How Does SECURE 2.0 Help 70-Somethings Save More?
Dear Carrie,
I turn 70 this year and am working part-time. I don't necessarily need the income but I like my work and it gives me money to spend on a few "extras." I also want to keep saving what I can. I know a lot of the rules around retirement saving have changed recently and I'm uncertain what my options are. Can you help clarify?
—A Reader
Dear Reader,
With the recently passed SECURE 2.0 Act, this is a great time to be asking this question. The over-70 labor force is growing fast according to a recent report from the U.S. Bureau of Labor Statistics, so it's particularly timely that the rules and regulations around earning and saving in our later years are catching up to our reality. And if you decide to keep working, I say great. As you point out, it not only provides some extra income, it's also a way to stay active and engaged. To my mind, that's an ideal scenario.
And yes, there have been a lot of changes to how older adults can treat earning and saving for retirement. The SECURE Act of 2019 started the ball rolling and the recently passed SECURE 2.0 has built on that momentum. Let's first review some of the changes specifically to required minimum distributions (RMDs), and then also look at changes and opportunities related to IRAs, employer plans and taxable accounts.
RMD rules—the biggest change
While the first SECURE Act pushed the RMD age out to 72, SECURE 2.0 gives you an even greater reprieve from taking your RMD. Beginning January 1, 2023, the new RMD age is 73. So anyone like you who didn't turn 72 by 2022 has an extra year before having to take their RMD. (And in 2033, the RMD age will increase to 75.)
This age 73 requirement applies to most retirement accounts, including traditional, SEP and SIMPLE IRAs, and qualified plans such as a 401k, 403b, and 457. Roth IRAs—and starting in 2024 Roth 401(k)s—are exempt. More on this below.
Another important change is the penalty for not taking an RMD on time. The previous penalty for not complying with RMDs was 50% of the amount that should have been withdrawn. That penalty is now reduced to 25%, and 10% for IRAs if corrected in a timely manner. Although not as onerous, that's still potentially a lot of money, so when approaching your RMD age, make sure you understand the withdrawal rules.
Traditional IRAs
The first SECURE Act removed the age cap for contributing to a traditional IRA if you have earned income. This change puts traditional IRAs on par with Roth IRAs, which never had an age cut-off. So if you want to keep contributing to an IRA while you're working, go for it. Also, thanks to SECURE 2.0, starting in 2024 the $1,000 catch-up contribution for those 50 and older will be indexed for inflation, so it could increase annually.

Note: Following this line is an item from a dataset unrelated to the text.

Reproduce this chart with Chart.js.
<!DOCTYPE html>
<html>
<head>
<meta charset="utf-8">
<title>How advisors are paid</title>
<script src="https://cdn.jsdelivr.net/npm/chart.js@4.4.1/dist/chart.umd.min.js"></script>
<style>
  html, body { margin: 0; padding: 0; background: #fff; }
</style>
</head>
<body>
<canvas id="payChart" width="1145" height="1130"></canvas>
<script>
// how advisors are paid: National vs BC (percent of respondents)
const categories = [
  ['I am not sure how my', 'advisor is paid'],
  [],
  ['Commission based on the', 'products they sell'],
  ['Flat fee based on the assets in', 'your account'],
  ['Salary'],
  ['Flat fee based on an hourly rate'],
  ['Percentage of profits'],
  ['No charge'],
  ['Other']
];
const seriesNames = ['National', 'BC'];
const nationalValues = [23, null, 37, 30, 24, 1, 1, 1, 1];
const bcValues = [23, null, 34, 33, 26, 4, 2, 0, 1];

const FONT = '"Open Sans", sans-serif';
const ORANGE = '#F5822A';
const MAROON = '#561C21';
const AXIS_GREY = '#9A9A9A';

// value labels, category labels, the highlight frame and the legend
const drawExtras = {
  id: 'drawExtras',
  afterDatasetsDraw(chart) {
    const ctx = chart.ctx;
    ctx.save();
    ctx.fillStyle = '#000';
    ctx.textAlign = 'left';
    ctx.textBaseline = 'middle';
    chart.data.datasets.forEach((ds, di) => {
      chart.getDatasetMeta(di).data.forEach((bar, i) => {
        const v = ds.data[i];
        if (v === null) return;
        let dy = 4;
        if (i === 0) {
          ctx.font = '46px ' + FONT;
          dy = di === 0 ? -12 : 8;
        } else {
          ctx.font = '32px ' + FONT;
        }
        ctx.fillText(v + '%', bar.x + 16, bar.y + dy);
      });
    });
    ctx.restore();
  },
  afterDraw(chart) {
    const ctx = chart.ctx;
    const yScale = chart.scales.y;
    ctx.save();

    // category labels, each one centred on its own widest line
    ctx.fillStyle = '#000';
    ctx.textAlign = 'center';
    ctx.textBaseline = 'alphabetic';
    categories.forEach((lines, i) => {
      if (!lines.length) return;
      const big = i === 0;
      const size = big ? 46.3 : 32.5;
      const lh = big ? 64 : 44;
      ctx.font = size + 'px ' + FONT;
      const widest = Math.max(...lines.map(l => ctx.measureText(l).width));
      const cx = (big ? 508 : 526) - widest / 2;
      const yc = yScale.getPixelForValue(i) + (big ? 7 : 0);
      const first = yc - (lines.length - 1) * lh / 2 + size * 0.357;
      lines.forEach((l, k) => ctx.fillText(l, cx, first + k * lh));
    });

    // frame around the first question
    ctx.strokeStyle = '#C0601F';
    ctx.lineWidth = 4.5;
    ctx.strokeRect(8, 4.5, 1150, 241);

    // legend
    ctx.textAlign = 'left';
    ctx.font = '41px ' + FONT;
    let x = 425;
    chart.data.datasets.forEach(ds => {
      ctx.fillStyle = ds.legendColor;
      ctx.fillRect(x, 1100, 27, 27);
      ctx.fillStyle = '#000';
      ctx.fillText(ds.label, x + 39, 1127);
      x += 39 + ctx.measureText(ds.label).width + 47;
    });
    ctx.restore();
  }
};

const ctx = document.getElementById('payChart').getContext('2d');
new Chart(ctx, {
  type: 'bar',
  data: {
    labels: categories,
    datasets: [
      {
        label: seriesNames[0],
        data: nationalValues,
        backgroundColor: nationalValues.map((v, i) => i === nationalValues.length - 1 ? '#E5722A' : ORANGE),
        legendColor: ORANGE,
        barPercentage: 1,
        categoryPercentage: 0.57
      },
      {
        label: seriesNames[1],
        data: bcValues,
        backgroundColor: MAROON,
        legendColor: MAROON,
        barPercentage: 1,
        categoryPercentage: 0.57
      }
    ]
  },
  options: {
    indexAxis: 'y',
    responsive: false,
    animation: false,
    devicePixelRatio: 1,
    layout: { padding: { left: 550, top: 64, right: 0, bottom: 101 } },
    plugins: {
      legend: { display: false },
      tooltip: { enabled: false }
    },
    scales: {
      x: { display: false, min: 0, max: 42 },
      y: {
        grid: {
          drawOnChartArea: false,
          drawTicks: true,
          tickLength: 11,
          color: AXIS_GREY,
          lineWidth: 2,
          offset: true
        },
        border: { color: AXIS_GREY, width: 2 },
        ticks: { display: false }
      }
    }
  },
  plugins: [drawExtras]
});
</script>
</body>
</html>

Just be aware that contributions to a traditional IRA may or may not be deductible. The amount you can deduct may be limited if you or your spouse is covered by a retirement plan at work and your income exceeds certain levels. If neither you nor a spouse is covered by an employer's retirement plan, you can deduct the full amount. If you aren't able to deduct contributions to a traditional IRA, contributing to a Roth may make more sense, assuming you fall under the income limits.
Also keep in mind that even if you're working and making contributions to a traditional, SIMPLE or SEP IRA, you'll still have to take an RMD when you reach the appropriate age.

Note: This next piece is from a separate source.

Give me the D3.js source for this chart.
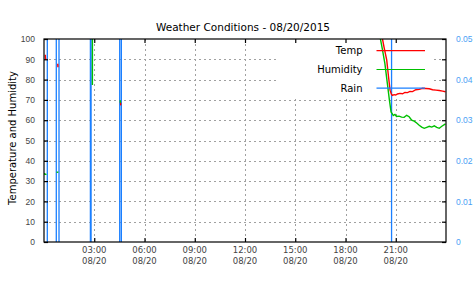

Does it make sense to contribute to an IRA while being subject to RMDs? In short, yes. This is because RMDs require you to withdraw only a portion of these accounts. By contributing to your IRA, you're effectively replenishing your retirement savings. If you can deduct the IRA contribution, you also offset some of the tax hit from taking RMDs.
Employer retirement plans
If you're working for an employer after you reach RMD age and have a traditional 401(k), 403(b) or 457(b), you don't have to take an RMD from that account until you leave your job. This can be a convenient way to save and defer taking RMDs. Plus, expanded eligibility rules under SECURE 2.0 make it easier for employers to enroll long-term, part-time employees in their retirement plan.
Many employers also offer Roth 401(k)/403(b)/457(b) plans, which can be a great option. And a significant change of SECURE 2.0 is that these plans won't be subject to RMDs starting in 2024.
Roth IRAs
If you're working only part-time and you meet certain eligibility requirements, a Roth IRA can also be a good choice. You can continue to contribute indefinitely, and because Roth IRAs aren't subject to RMDs, your savings can accumulate tax-free for longer.
Taxable Accounts
Remember you can always invest in a taxable brokerage account no matter your age—whether you have earned income or not. While taxable accounts don't offer the same tax benefits as retirement accounts, withdrawals of assets invested for more than a year are eligible for long-term capital gains rates—which can be lower than ordinary income tax rates. There's also no RMD with a taxable account.
I think working part-time and continuing to save is a winning strategy for both your financial and personal health in retirement. The extra income can help improve your lifestyle and the extra savings can help you better prepare for the unexpected. And now SECURE 2.0 gives older adults even more opportunities to keep going and growing their money.